A food trip down memory lane
Long before colonization, Filipinos were already cooking using ingredients and techniques drawn from their land and daily needs. The earliest recorded meat eaten in the Philippines was a prehistoric rhinoceros hunted in what is now Kalinga over 777,000 years ago. Thousands of years later, Filipino ancestors were domesticating pigs in Lal-lo, Cagayan, and sun-drying dolphin fish in Batanes more than 3,000 years ago—early signs of preservation, planning, and skill.
“Mangoes & Olives” traces this long food story using archaeology and historical records. It tells us that coconut vinegar was already recorded in writing in 1521. Dayap was the first cooking citrus of the islands, and calamansi, often assumed to be ancient, was developed only in the early 20th century by Filipino scientists.

The book also invites us to take another look at familiar food. Pan de sal, for instance, was once a measure of salt shaped like a bread bun. Lumpiang sariwa was originally served with a simple tahuri sauce—without soy sauce or cornstarch. Tsokolateh was so popular that it was served several times a day on galleon voyages, often in small bowls made of polished coconut shell. Even paho mango was once pickled to replace olives that could not grow in the Philippines.
“Mangoes & Olives” also shows that Filipino food history is a story of choice. Filipinos chose coffee over black pepper because it was easier to harvest. Spanish women born in the Philippines grew up eating tapa, tinola, sinigang, and eating with their fingers—habits they learned from the Filipina women who raised them.
The origins of Filipino spaghetti
“Recipes Don’t Tell” continues the story by focusing on food words. Everyday terms like kilaw, guisa, and halo-halo are highlighted and put in proper perspective. One Visayan word, nayá-nayá, captures the very essence of Filipino meals—caring for others and sharing happiness with guests.
Together, these books are Sta. Maria’s lasting gift to Filipino food culture. They prove that our food has a long, well-documented history and is something we can truly be proud of.
A delightful story she tells in her book is that of Filipino spaghetti, a dish many of us grew up with. In “What Recipes Don’t Tell,” Sta. Maria traces how spaghetti first appeared at the Philippine table in the 1920s, served publicly in Manila at places like the Santa Ana Cabaret. “Spaghetti dinners” were advertised for large gatherings and celebrations, when pasta was still new and considered special-occasion food.

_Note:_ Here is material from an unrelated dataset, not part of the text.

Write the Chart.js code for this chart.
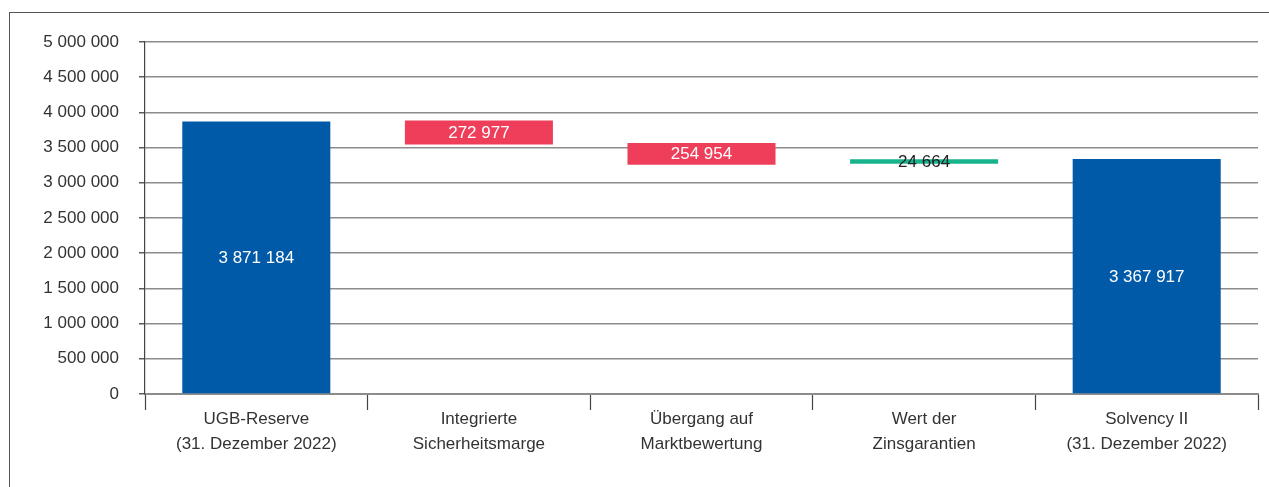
<!DOCTYPE html>
<html>
<head>
<meta charset="utf-8">
<script src="https://cdn.jsdelivr.net/npm/chart.js@4.4.1/dist/chart.umd.min.js"></script>
<style>
  html, body { margin: 0; padding: 0; background: #fff; overflow: hidden; }
  #wrap { position: absolute; left: 0; top: 0; width: 1269px; height: 487px; }
  #frame { position: absolute; left: 9px; top: 12px; width: 1400px; height: 600px;
           border-left: 1.5px solid #555; border-top: 1.5px solid #555; box-sizing: border-box; }
  canvas { position: absolute; left: 0; top: 0; }
</style>
</head>
<body>
<div id="wrap">
  <div id="frame"></div>
  <canvas id="c" width="1269" height="487"></canvas>
</div>
<script>
// Categories (multi-line labels)
const categories = [
  ["UGB-Reserve", "(31. Dezember 2022)"],
  ["Integrierte", "Sicherheitsmarge"],
  ["Übergang auf", "Marktbewertung"],
  ["Wert der", "Zinsgarantien"],
  ["Solvency II", "(31. Dezember 2022)"]
];
// Floating bar ranges
const barStart = [0, 3543000, 3258000, 3269000, 0];
const barEnd   = [3871184, 3885000, 3567000, 3333000, 3339000];
// Printed values
const valueLabels = ["3 871 184", "272 977", "254 954", "24 664", "3 367 917"];
// Colours
const barColors = ["#005aa8", "#ee3e5a", "#ee3e5a", "#17b38c", "#005aa8"];
const labelColors = ["#ffffff", "#ffffff", "#ffffff", "#222222", "#ffffff"];
// Y ticks
const yMin = 0, yMax = 5000000, yStep = 500000;

const fmt = v => String(Math.round(v)).replace(/\B(?=(\d{3})+(?!\d))/g, " ");
const FONT = "'Liberation Sans', Arial, sans-serif";

const labelPlugin = {
  id: 'valueLabels',
  afterDatasetsDraw(chart) {
    const ctx = chart.ctx;
    const meta = chart.getDatasetMeta(0);
    ctx.save();
    ctx.font = "17px " + FONT;
    ctx.textAlign = 'center';
    ctx.textBaseline = 'middle';
    meta.data.forEach((el, i) => {
      const p = el.getProps(['x', 'y', 'base'], true);
      ctx.fillStyle = labelColors[i];
      ctx.fillText(valueLabels[i], p.x, (p.y + p.base) / 2 + 1);
    });
    ctx.restore();
  }
};

new Chart(document.getElementById('c'), {
  type: 'bar',
  data: {
    labels: categories,
    datasets: [{
      data: barStart.map((s, i) => [s, barEnd[i]]),
      backgroundColor: barColors,
      borderWidth: 0,
      barPercentage: 0.665,
      categoryPercentage: 1.0
    }]
  },
  options: {
    responsive: false,
    animation: false,
    devicePixelRatio: 1,
    layout: { padding: { top: 42, right: 11, left: 0, bottom: 0 } },
    plugins: { legend: { display: false }, tooltip: { enabled: false } },
    scales: {
      x: {
        offset: true,
        grid: { drawOnChartArea: false, drawTicks: true, tickLength: 16, offset: true,
                tickColor: '#444', tickWidth: 1.2 },
        border: { display: true, color: '#8c8c8c', width: 2 },
        ticks: { font: { family: FONT, size: 17, lineHeight: 1.47 }, color: '#333', padding: -3,
                 maxRotation: 0, autoSkip: false },
        afterFit(scale) { scale.height = 93; }
      },
      y: {
        min: yMin, max: yMax,
        grid: { color: '#8c8c8c', lineWidth: 1.6, drawTicks: true, tickLength: 6,
                tickColor: '#333', tickWidth: 1.2 },
        border: { display: true, color: '#444', width: 1.2 },
        ticks: { stepSize: yStep, font: { family: FONT, size: 17 }, color: '#333', padding: 20,
                 callback: v => fmt(v) },
        afterFit(scale) { scale.width = 145; }
      }
    }
  },
  plugins: [labelPlugin]
});
</script>
</body>
</html>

By the 1930s, spaghetti slowly moved from dance halls into Filipino homes, pushed by the emergence of imported pasta, canned tomatoes, and American-style products. Early versions were savory, not sweet—closer to its Italian or American counterparts.
A clear example appears in the heirloom recipes chapter of “Mangoes & Olives”—a 1937 recipe for Spaghetti Italian from a Philippine Manufacturing Company booklet using Purico and Star Margarine. Made with bacon, tomato pulp, stock, mushrooms, and a simple roux, it shows how spaghetti was first prepared in Filipino kitchens.

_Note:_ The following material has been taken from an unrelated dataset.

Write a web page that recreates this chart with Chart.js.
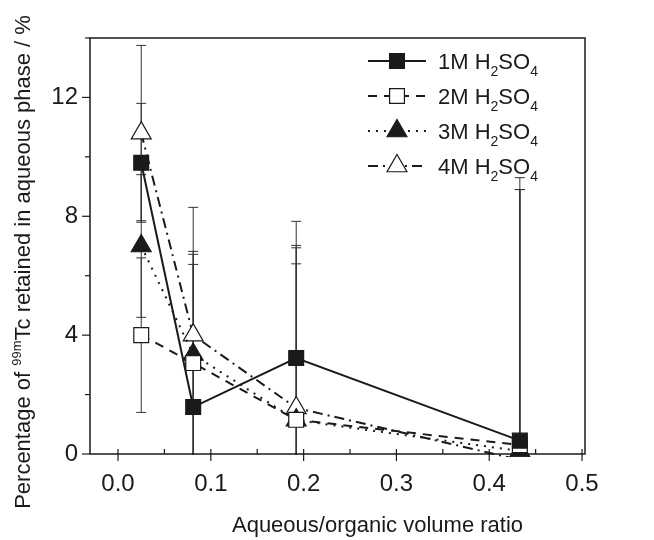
<!DOCTYPE html>
<html>
<head>
<meta charset="utf-8">
<script src="https://cdn.jsdelivr.net/npm/chart.js@4.4.0/dist/chart.umd.min.js"></script>
<style>
  html, body { margin: 0; padding: 0; background: #fff; }
  #wrap { width: 654px; height: 540px; }
</style>
</head>
<body>
<div id="wrap"><canvas id="tcChart" width="654" height="540"></canvas></div>
<script>
// volume ratios and measured values
const ratios = [0.025, 0.081, 0.192, 0.433];
const seriesNames = ["1M", "2M", "3M", "4M"];
const tc1M = [9.8, 1.58, 3.23, 0.45];
const tc2M = [4.0, 3.06, 1.15, 0.3];
const tc3M = [7.0, 3.35, 1.14, 0.1];
const tc4M = [10.8, 4.0, 1.55, -0.2];
const err1M = [2.0, 4.8, 4.6, 8.85];
const err2M = [2.6, 3.66, 5.25, 8.6];
const err3M = [2.4, 3.47, 5.8, 8.8];
const err4M = [2.95, 4.3, 5.47, 9.1];
const xTickValues = [0, 0.05, 0.1, 0.15, 0.2, 0.25, 0.3, 0.35, 0.4, 0.45, 0.5];
const xLabelValues = [0, 0.1, 0.2, 0.3, 0.4, 0.5];
const yTickValues = [0, 2, 4, 6, 8, 10, 12, 14];
const yLabelValues = [0, 4, 8, 12];

const FONT = "'Liberation Sans', Arial, sans-serif";
const INK = "#1a1a1a";

const styles = [
    { dash: [], point: "rect", fill: INK, radius: 10.5 },
    { dash: [9, 7], point: "rect", fill: "#fff", radius: 10.5 },
    { dash: [2, 6], point: "triangle", fill: INK, radius: 11.5 },
    { dash: [10, 5, 2, 5], point: "triangle", fill: "#fff", radius: 11.5 }
];
const values = [tc1M, tc2M, tc3M, tc4M];
const errors = [err1M, err2M, err3M, err4M];

const datasets = seriesNames.map((name, i) => ({
    label: name + " H2SO4",
    data: ratios.map((x, j) => ({ x: x, y: values[i][j], e: errors[i][j] })),
    borderColor: INK,
    borderWidth: 2,
    borderDash: styles[i].dash,
    pointStyle: styles[i].point,
    pointRadius: styles[i].radius,
    pointBackgroundColor: styles[i].fill,
    pointBorderColor: INK,
    pointBorderWidth: 1.2,
    tension: 0,
    clip: { left: 20, top: 20, right: 20, bottom: 3 }
}));

// error bars, drawn under the lines
const errorBars = {
    id: "errorBars",
    beforeDatasetsDraw(chart) {
        const { ctx, chartArea, scales } = chart;
        ctx.save();
        ctx.beginPath();
        ctx.rect(chartArea.left, chartArea.top, chartArea.right - chartArea.left, chartArea.bottom - chartArea.top + 1);
        ctx.clip();
        ctx.strokeStyle = "#333";
        ctx.lineWidth = 1;
        chart.data.datasets.forEach(ds => {
            ds.data.forEach(p => {
                const x = scales.x.getPixelForValue(p.x);
                const yt = scales.y.getPixelForValue(p.y + p.e);
                const yb = scales.y.getPixelForValue(p.y - p.e);
                ctx.beginPath();
                ctx.moveTo(x, yt); ctx.lineTo(x, yb);
                ctx.moveTo(x - 5, yt); ctx.lineTo(x + 5, yt);
                ctx.moveTo(x - 5, yb); ctx.lineTo(x + 5, yb);
                ctx.stroke();
            });
        });
        ctx.restore();
    }
};

// frame, tick marks, axis titles and legend
const decorations = {
    id: "decorations",
    afterDraw(chart) {
        const { ctx, chartArea: a, scales } = chart;
        ctx.save();
        ctx.strokeStyle = INK;
        ctx.lineWidth = 1.5;
        ctx.strokeRect(a.left, a.top, a.right - a.left, a.bottom - a.top);

        ctx.lineWidth = 1.2;
        xTickValues.forEach(v => {
            const x = scales.x.getPixelForValue(v);
            if (x > a.right) return;
            const major = xLabelValues.some(m => Math.abs(m - v) < 1e-6);
            ctx.beginPath();
            ctx.moveTo(x, a.bottom - 5);
            ctx.lineTo(x, a.bottom + (major ? 7 : 0));
            ctx.stroke();
        });
        yTickValues.forEach(v => {
            const y = scales.y.getPixelForValue(v);
            const major = yLabelValues.includes(v);
            ctx.beginPath();
            ctx.moveTo(a.left - (major ? 8 : 5), y);
            ctx.lineTo(a.left, y);
            ctx.stroke();
        });

        ctx.fillStyle = INK;
        ctx.textBaseline = "alphabetic";

        // x title
        ctx.font = "22px " + FONT;
        ctx.textAlign = "center";
        ctx.fillText("Aqueous/organic volume ratio", (a.left + a.right) / 2 + 40, 532);

        // y title with superscript
        ctx.save();
        ctx.translate(30, 262);
        ctx.rotate(-Math.PI / 2);
        const p1 = "Percentage of ";
        const sup = "99m";
        const p2 = "Tc retained in aqueous phase / %";
        ctx.font = "22px " + FONT;
        const w1 = ctx.measureText(p1).width;
        const w3 = ctx.measureText(p2).width;
        ctx.font = "13px " + FONT;
        const w2 = ctx.measureText(sup).width;
        const x0 = -(w1 + w2 + w3) / 2;
        ctx.textAlign = "left";
        ctx.font = "22px " + FONT;
        ctx.fillText(p1, x0, 0);
        ctx.font = "13px " + FONT;
        ctx.fillText(sup, x0 + w1, -9);
        ctx.font = "22px " + FONT;
        ctx.fillText(p2, x0 + w1 + w2, 0);
        ctx.restore();

        // legend
        const lx = 368, mx = 397, tx0 = 438;
        chart.data.datasets.forEach((ds, i) => {
            const y = 61 + i * 35;
            const st = styles[i];
            ctx.save();
            ctx.lineWidth = 2;
            ctx.setLineDash(st.dash);
            ctx.beginPath();
            ctx.moveTo(lx, y);
            ctx.lineTo(lx + 58, y);
            ctx.stroke();
            ctx.restore();
            ctx.save();
            ctx.fillStyle = st.fill;
            ctx.strokeStyle = INK;
            ctx.lineWidth = 1.2;
            Chart.helpers.drawPoint(ctx, { pointStyle: st.point, radius: st.radius, rotation: 0, borderWidth: 1.2 }, mx, y);
            ctx.restore();

            let tx = tx0;
            const base = y + 8;
            const parts = [
                [seriesNames[i] + " H", 22, 0],
                ["2", 14, 7],
                ["SO", 22, 0],
                ["4", 14, 7]
            ];
            ctx.textAlign = "left";
            parts.forEach(([t, size, dy]) => {
                ctx.font = size + "px " + FONT;
                ctx.fillText(t, tx, base + dy);
                tx += ctx.measureText(t).width;
            });
        });
        ctx.restore();
    }
};

new Chart(document.getElementById("tcChart"), {
    type: "line",
    data: { datasets: datasets },
    options: {
        responsive: false,
        animation: false,
        layout: { padding: { top: 38, right: 69, left: 0, bottom: 0 } },
        plugins: {
            legend: { display: false },
            tooltip: { enabled: false }
        },
        scales: {
            x: {
                type: "linear",
                min: -0.0302,
                max: 0.5032,
                afterFit: s => { s.height = 540 - 454; },
                afterBuildTicks: s => { s.ticks = xLabelValues.map(v => ({ value: v })); },
                grid: { display: false, drawTicks: false },
                border: { display: false },
                ticks: {
                    padding: 16,
                    color: INK,
                    font: { family: FONT, size: 24 },
                    maxRotation: 0,
                    callback: v => v.toFixed(1)
                }
            },
            y: {
                min: 0,
                max: 14,
                afterFit: s => { s.width = 90; },
                afterBuildTicks: s => { s.ticks = yLabelValues.map(v => ({ value: v })); },
                grid: { display: false, drawTicks: false },
                border: { display: false },
                ticks: {
                    padding: 12,
                    color: INK,
                    font: { family: FONT, size: 24 },
                    callback: v => String(v)
                }
            }
        }
    },
    plugins: [errorBars, decorations]
});
</script>
</body>
</html>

There’s more to the food we eat
What I love about these two books is how they make you think more carefully about the food we eat every day. The shift from the 1937 Spaghetti Italian to today’s Filipino-style spaghetti happened gradually. Cooks substituted tomato pulp with banana ketchup, bacon for hot dogs. And somewhere along the way (perhaps as children became the stars of our celebrations), the sauce turned sweet.
Whether that last part is fact or fiction—is something I need to confirm with Sta Maria. But one thing is clear: Filipino sweet spaghetti, the staple of birthdays and family gatherings, shows that Filipino food is alive—always changing, always evolving.

1937 Spaghetti Italian
Ingredients
1/4 pound cooked spaghetti
3 slices of bacon
1 to 1/2 Tbsp minced onion
2 sprigs of parsley
1/2 cup canned mushrooms
2 cups stock
1 cup tomato pulp
1 Tbsp flour
1 Tbsp Star Margarine
1/2 tsp salt
1/4 tsp paprika
Grated cheese
Procedure
1. Place chopped bacon in a saucepan. Once the bacon has released some oil, add onion and allow it to cook slightly in the fat.
2. Chop and add in the mushrooms, along with the stock, parsley, tomato, salt, and paprika.
3. Bring slowly to their boiling point and simmer until ingredients are cooked down into a thick sauce. Rub flour into Star Margarine to make a paste, similar to making a roux. Blend it into the sauce. Cook for 3 minutes.
4. Pour sauce over cooked spaghetti. Using two forks, lift the spaghetti several times to evenly cover it with sauce. Sprinkle with a generous amount of grated cheese.